Sosyofobide Bilişsel Kaçınma: Düşüncelerle Savaştan Göz Temasına


1. Bilişsel Kaçınma Nedir?
Bilişsel kaçınma, bireyin olası tehlikeleri düşünmemek, duygularını bastırmak ya da zihinsel olarak kendini “uyutmak” yoluyla kaygı uyandıran durumdan uzak durma stratejisidir. Örneğin sosyofobik birey, sunum yaparken “bana bakmasınlar”, “göz teması kurmayayım” diye düşünür ve tüm dikkatini kendini sakınmaya yönlendirir.
2. Zihinle Savaşmak:
Sosyofobi yaşayan bireylerin zihninde sürekli olarak “rezil olacağım”, “kekeleyip konuşamayacağım”, “terlediğim fark edilecek” gibi düşünceler dolaşır. Bilişsel kaçınma, bu düşünceleri bastırmak ya da yok saymak için geliştirilmiş bir savunmadır. Ancak bu savaş, zihinsel enerjiyi tüketir ve anksiyeteyi artırır.
3. Göz Teması ve Kaçınma:
Göz teması sosyofobik bireyler için sıklıkla tetikleyici bir unsurdur. Kişi göz teması kurduğunda kendini daha görünür, daha kırılgan ve daha fazla yargılanabilir hisseder. Bu nedenle gözlerini kaçırır, yere bakar, başını eğer. Ancak bu davranış, karşı tarafla kurulan bağın zayıflamasına ve özgüvenin düşmesine neden olur.
4. Terapötik Müdahaleler:
- **Bilişsel Yeniden Yapılandırma:** Olumsuz inançlar (“Beni aptal sanacaklar”) belirlenir ve bunlar daha işlevsel düşüncelerle değiştirilir (“Herkes hata yapabilir, ben de insanım”).

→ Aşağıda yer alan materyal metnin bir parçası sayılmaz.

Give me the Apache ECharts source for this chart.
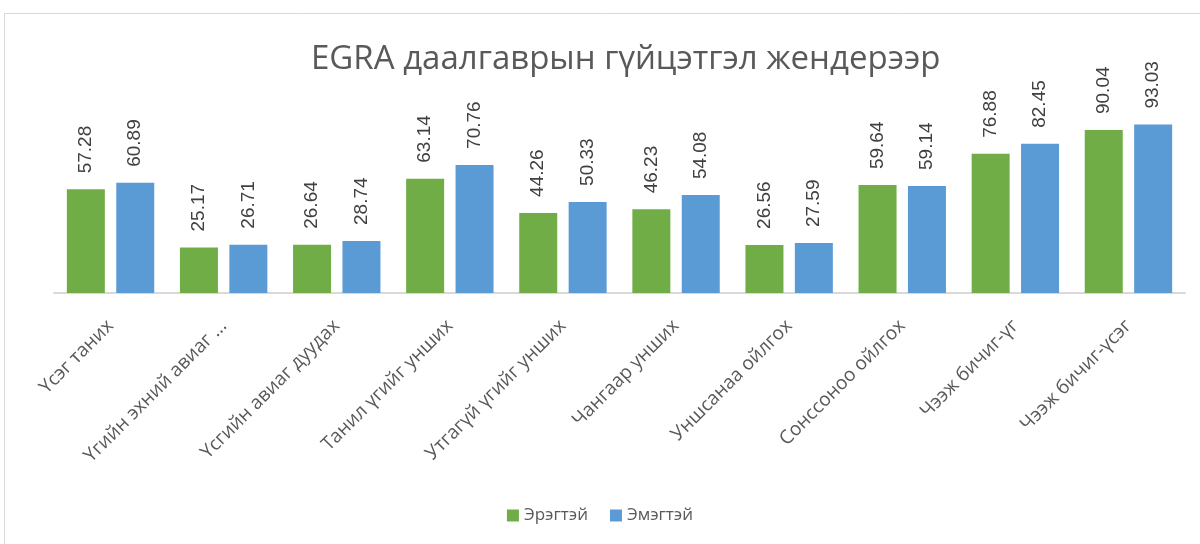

- **Duyarsızlaştırma (Desensitizasyon):** Göz teması kurma, soru sorma gibi tetikleyici durumlar yavaş yavaş ve kontrollü şekilde maruz bırakılarak yeniden yapılandırılır.
- **Zihinsel Farkındalık:** Danışan düşünceleriyle savaşmak yerine, onları sadece fark eder ve geçmesine izin verir. “Şu anda kaygılıyım ama bu duygu gelip geçici” bakışı kazandırılır.
- **Vücut Dili ve Temsil:** Terapi odasında aynalarla çalışma, video kayıtla analiz gibi yöntemlerle danışanın sosyal ortamlardaki temsilini tanıması ve güven kazanması sağlanır.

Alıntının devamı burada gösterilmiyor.